Переваром назывался крепкий напиток, приготовленный из пива и меда и похожий на взварец. В точно таких же отношениях находилась Новгородская область и к королю литовскому. В договорах Новгорода с Казимиром были установлены следующие дани: «А Петровщины рубль, а мед и пиво с перевары, а мед сытити по силе». Или: «А мед сытити по силе с перевары, а тивуну по переваром у пятнадцати человеков». Переваром здесь называлось место, где на князя варили оброчные меды. Об этих данях не упоминалось только в договоре с Литвой 1470 года, составленном накануне падения новгородской свободы…
Рассматривая все эти пошлины, мы находим, что народ XIV и XV веков жил достаточно, разводил хмель, варил пива и меды – словом, жил так, как рассказывает указанная выше былина о Микуле Селяниновиче.
Следы древних пошлин с продуктов, из которых приготовлялись питья, и питья натурой оставались кое-где и во второй половине XVI века.

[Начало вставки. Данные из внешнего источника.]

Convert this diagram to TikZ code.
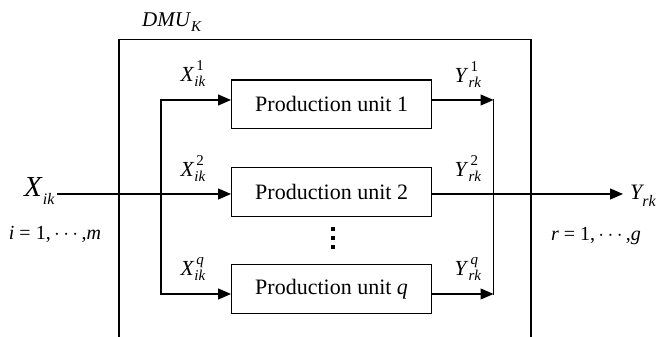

В уставной грамоте Ивана Васильевича двинским тиунам говорилось: «А у кого будет на погосте в волости пир или братчина, и он несет тiуну насадку питья ведро, какое питье у него лучится; а не люба будет насадка питья, и они дадут за питье деньгу». В таможенной грамоте на Белоозеро 1551 года померное велено брать и с хмелю; установлена дворовая пошлина с меду: с кади солоду от 7 до 10 пудов – по деньге; будет кадь меньше 7 пудов – и они берут по расчету; с круга воска – по четыре деньги. В 1564 году он же Иван Васильевич пожаловал мордвина Кельдяева имениями в Арзамасском уезде: бортный загон, платежа с него полтора фунта меду; он же Кельдяев обязан был платить в казну по четыре рубля, а медом по пяти пуд. Подати медом и воском удержались кое-где даже в XVII веке, хотя тут же рядом с ними существовали и кабацкие откупы. В приходо-расходной книге Нижегородского уезда 1612 года значатся между прочим следующие сборы: «За кабацкiе суды, за кубы и за трубы, – и с пива и с медов провозных денег, – с кабака откупу по расчету и за балахонской за кабацкой воск, – и с бортных сел». В уставной грамоте городу Тотьме 1622 года: «А кто поедет к Тотьме, то с солода и со всякого хлеба имати с продавца померу с четверти по деньге, а с хмелю померу не имати, а имати с хмелю весчая рублевая пошлина».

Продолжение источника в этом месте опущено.